Sunday, February 21, 2010

Schools must reflect society's secular nature

THE SHIFT away from religion among our younger generation is evident from the recent rapid increase in civil marriages, the proportion of which rose between 1996 and 2006 from 5 per cent to 23 per cent, and this year will probably be about 30 per cent.

While this rate is much higher in urban than rural areas – over 30 per cent in the main cities and more than 40 per cent in Dublin in 2006 – the rate outside the main cities also exceeded 20 per cent in all but eight out of 26 counties.

This trend has been reflected in a growing demand for non-religious primary education.

Some of this demand can be met through the provision of new non-religious schools in the suburbs of the main cities and also in up to 60 towns – half of them in the Dublin region – where population growth may justify more schools.

Of the seven new schools due to open next September, five will be Educate Together or VEC primary schools, and only two will be Catholic schools.

However, of the next 26 new primary schools all but one Educate Together school are to be religious – the remainder being 24 Catholic and one Protestant.

Of 41 schools to be extended and refurbished, three-quarters are also Catholic schools; two are inter-denominational, three multidenominational, two gaelscoileanna and two Educate Together schools.

In Dublin, Archbishop Diarmuid Martin has shown sensitivity to the changing demand for primary education, stating his willingness in principle to hand over surplus Catholic primary schools to enable non-confessional schools (ie schools not attached to one particular church) to be established and the Department of Education is seeking to identify areas where such handovers might usefully take place.

But less than half of our population live in such growth areas, the majority being located in smaller towns or rural districts where no additional schools are likely to be needed, and where a choice of school is likely to remain impossible.

Under current arrangements, the only schools open to the children of this part of our population are those which in 1971 a Fianna Fáil government converted into integrally Catholic schools on the grounds that “the separation of religious and secular instruction into differentiated compartments served only to throw the whole educational function out of focus”.

As the secularisation of our society spreads, that 1971 arrangement entered with the church is likely to be challenged. In the present situation, the church can scarcely expect to retain a monopoly on primary education in half the State.

It is unfortunate that neither State nor church has been willing to face this reality by preparing for an inevitable challenge to our present arrangements, for the resolution of the problems any such change will pose will not be easy. Among the issues that are bound to arise in many parts of the country in the years ahead are the following:

What proportion of a local population will have a right to secure that a local school ceases to be integrally Catholic and become non-denominational?

Would this require a majority of parents or would a minority have a right to non-confessional education, with a provision for religious teaching for children whose parents seek this facility, outside school hours?

What arrangements will be made for the future ownership of the school? The local clergy provided or helped to raise the money for the purchase of the school site, so ownership is usually vested in that church.

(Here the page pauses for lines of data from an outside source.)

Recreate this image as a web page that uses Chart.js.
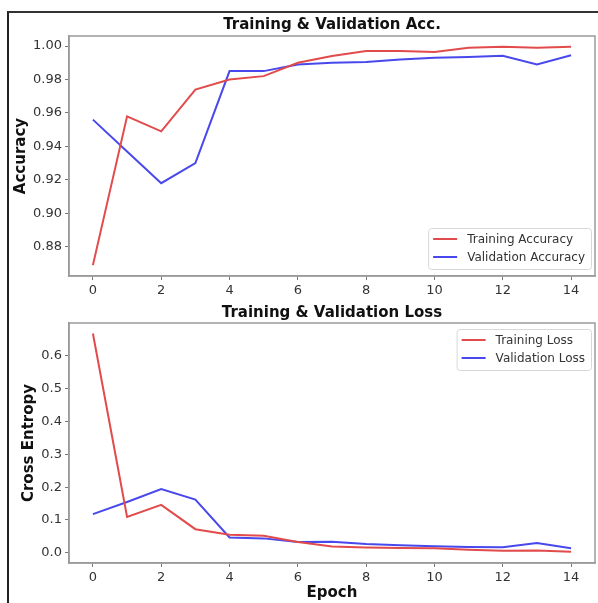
<!DOCTYPE html>
<html>
<head>
<meta charset="utf-8">
<script src="https://cdn.jsdelivr.net/npm/chart.js@4/dist/chart.umd.min.js"></script>
<style>
  html, body { margin: 0; padding: 0; background: #fff; }
  #page { position: relative; width: 598px; height: 603px; overflow: hidden; }
  #frame { position: absolute; left: 7px; top: 11px; right: -2px; bottom: -2px; border-left: 2px solid #222; border-top: 2px solid #333; }
  canvas { position: absolute; left: 0; }
  #accChart { top: 0; }
  #lossChart { top: 300px; }
</style>
</head>
<body>
<div id="page">
  <div id="frame"></div>
  <canvas id="accChart" width="598" height="300"></canvas>
  <canvas id="lossChart" width="598" height="303"></canvas>
</div>
<script>
const epochs = [0, 1, 2, 3, 4, 5, 6, 7, 8, 9, 10, 11, 12, 13, 14];

const trainAcc = [0.869, 0.958, 0.949, 0.974, 0.980, 0.982, 0.990, 0.994, 0.997, 0.997, 0.9965, 0.999, 0.9995, 0.999, 0.9995];
const valAcc = [0.956, 0.937, 0.918, 0.930, 0.985, 0.985, 0.989, 0.990, 0.9905, 0.992, 0.993, 0.9935, 0.9942, 0.989, 0.9945];

const trainLoss = [0.668, 0.109, 0.146, 0.072, 0.055, 0.052, 0.033, 0.019, 0.016, 0.015, 0.014, 0.009, 0.006, 0.007, 0.003];
const valLoss = [0.118, 0.155, 0.194, 0.162, 0.047, 0.044, 0.033, 0.034, 0.027, 0.023, 0.020, 0.018, 0.017, 0.030, 0.014];

const xTicks = [0, 2, 4, 6, 8, 10, 12, 14];
const accTicks = [0.88, 0.90, 0.92, 0.94, 0.96, 0.98, 1.00];
const lossTicks = [0.0, 0.1, 0.2, 0.3, 0.4, 0.5, 0.6];

const RED = "#e24b4b";
const BLUE = "#4848ec";
const FONT = "'DejaVu Sans', sans-serif";

function points(values) {
  return epochs.map((e, i) => ({ x: e, y: values[i] }));
}

// matplotlib-style box around the axes
const boxPlugin = {
  id: "axesBox",
  afterDraw(chart) {
    const { ctx, chartArea: a } = chart;
    ctx.save();
    ctx.strokeStyle = "#9a9a9a";
    ctx.lineWidth = 1.5;
    ctx.strokeRect(a.left, a.top, a.right - a.left, a.bottom - a.top);
    ctx.restore();
  }
};

// legend drawn inside the plot area
const innerLegend = {
  id: "innerLegend",
  afterDraw(chart, args, opts) {
    const { ctx, chartArea: a } = chart;
    const sets = chart.data.datasets;
    ctx.save();
    ctx.font = "12px " + FONT;
    const textW = Math.max(...sets.map((d) => ctx.measureText(d.label).width));
    const w = 5 + 24 + 10 + textW + 6;
    const h = 11 + (sets.length - 1) * 18 + 12;
    const x = a.right - 4 - w;
    const y = opts.corner === "upper" ? a.top + 6 : a.bottom - 7 - h;
    ctx.fillStyle = "rgba(255,255,255,0.85)";
    ctx.strokeStyle = "#d8d8d8";
    ctx.lineWidth = 1;
    ctx.beginPath();
    ctx.roundRect(x + 0.5, y + 0.5, w, h, 3);
    ctx.fill();
    ctx.stroke();
    sets.forEach((d, i) => {
      const cy = y + 11 + i * 18;
      ctx.strokeStyle = d.borderColor;
      ctx.lineWidth = 2;
      ctx.beginPath();
      ctx.moveTo(x + 5, cy);
      ctx.lineTo(x + 29, cy);
      ctx.stroke();
      ctx.fillStyle = "#333";
      ctx.textBaseline = "middle";
      ctx.fillText(d.label, x + 39, cy + 1);
    });
    ctx.restore();
  }
};

function makeChart(canvas, cfg) {
  return new Chart(canvas, {
    type: "line",
    data: {
      datasets: [
        { label: cfg.labels[0], data: points(cfg.series[0]), borderColor: RED, borderWidth: 2, pointRadius: 0, tension: 0 },
        { label: cfg.labels[1], data: points(cfg.series[1]), borderColor: BLUE, borderWidth: 2, pointRadius: 0, tension: 0 }
      ]
    },
    options: {
      responsive: false,
      animation: false,
      devicePixelRatio: 1,
      layout: { padding: { left: cfg.padLeft, right: 3, top: 0, bottom: 0 } },
      plugins: {
        legend: { display: false },
        tooltip: { enabled: false },
        title: {
          display: true,
          fullSize: false,
          text: cfg.title,
          color: "#111",
          font: { family: FONT, size: 15, weight: "bold" },
          padding: cfg.titlePad
        },
        innerLegend: { corner: cfg.legendCorner }
      },
      scales: {
        x: {
          type: "linear",
          min: -0.7,
          max: 14.7,
          afterBuildTicks: (s) => { s.ticks = xTicks.map((v) => ({ value: v })); },
          afterFit: (s) => { s.height = cfg.xHeight; },
          grid: { drawOnChartArea: false, tickLength: 4, tickColor: "#777" },
          border: { color: "#9a9a9a", width: 1.5 },
          ticks: { color: "#333", padding: 3, maxRotation: 0, font: { family: FONT, size: 13 } },
          title: {
            display: !!cfg.xTitle,
            text: cfg.xTitle || "",
            color: "#111",
            font: { family: FONT, size: 15, weight: "bold" },
            padding: { top: 0, bottom: 1 }
          }
        },
        y: {
          min: cfg.yMin,
          max: cfg.yMax,
          afterBuildTicks: (s) => { s.ticks = cfg.yTicks.map((v) => ({ value: v })); },
          afterFit: (s) => { s.width = cfg.yWidth; },
          grid: { drawOnChartArea: false, tickLength: 4, tickColor: "#777" },
          border: { color: "#9a9a9a", width: 1.5 },
          ticks: {
            color: "#333",
            padding: 3,
            font: { family: FONT, size: 13 },
            callback: (v) => Number(v).toFixed(cfg.decimals)
          },
          title: {
            display: true,
            text: cfg.yTitle,
            color: "#111",
            font: { family: FONT, size: 15, weight: "bold" },
            padding: { top: 4, bottom: 0 }
          }
        }
      }
    },
    plugins: [boxPlugin, innerLegend]
  });
}

makeChart(document.getElementById("accChart"), {
  title: "Training & Validation Acc.",
  titlePad: { top: 16, bottom: 2 },
  labels: ["Training Accuracy", "Validation Accuracy"],
  series: [trainAcc, valAcc],
  yTitle: "Accuracy",
  yTicks: accTicks,
  yMin: 0.8625,
  yMax: 1.006,
  decimals: 2,
  padLeft: 8,
  yWidth: 61,
  xHeight: 24,
  legendCorner: "lower"
});

makeChart(document.getElementById("lossChart"), {
  title: "Training & Validation Loss",
  titlePad: { top: 4, bottom: 1 },
  labels: ["Training Loss", "Validation Loss"],
  series: [trainLoss, valLoss],
  yTitle: "Cross Entropy",
  yTicks: lossTicks,
  yMin: -0.031,
  yMax: 0.70,
  decimals: 1,
  padLeft: 16,
  yWidth: 53,
  xHeight: 40,
  xTitle: "Epoch",
  legendCorner: "upper"
});
</script>
</body>
</html>
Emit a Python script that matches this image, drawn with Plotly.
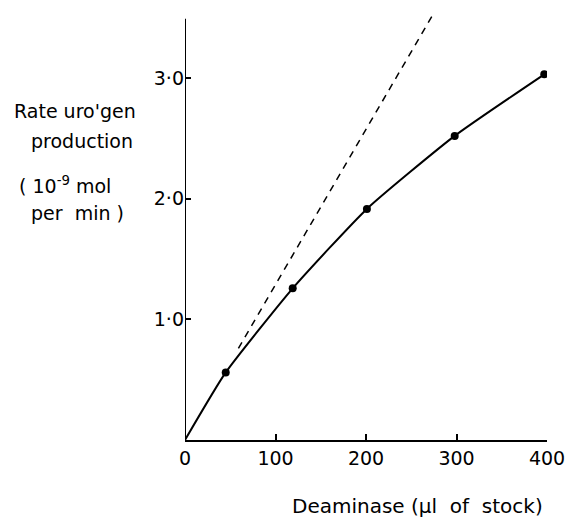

A related issue for the church is that a growing number of teachers are not believers, so that the requirement that religious instruction for Catholic children be given by teachers is clearly undesirable.

The churches surely have a duty to ensure that such instruction be given either by clergy or by well-qualified lay believers, many of whom are now qualified catechetic teachers.

That would get rid of the requirement that people who wish to train as teachers must present themselves as believers whether or not this is the case.

While religious studies should clearly be included in the training college curriculum, it is morally wrong that many joining this profession should be required to lie about their faith or lack of it to join the teaching profession.

However, in such a new regime teachers should also be required to commit themselves not to disturb the faith of their pupils.

In conclusion, it would be possible for the present primary system to adjust to this emerging situation in an ad hoc way.

But that could prove very messy, especially as support for alternative school arrangements might ebb and flow in some areas.

To avoid such difficulties, both church and State might eventually decide that in all areas where only one primary school is justified, it would be better to arrange a general switch back from the denominational system introduced in 1971, while providing for religious instruction within the schools, but outside the school curriculum, as used to be the case.

Either way it is now clearly time for both church and State to start preparing for the future changes in our primary school system that will be required by the rapidly changing religious orientation of our population.

For this purpose, the working group on the provision of multidenominational and secular education that was recommended in 1994 by the secretariat of the National Education Convention should finally be convened.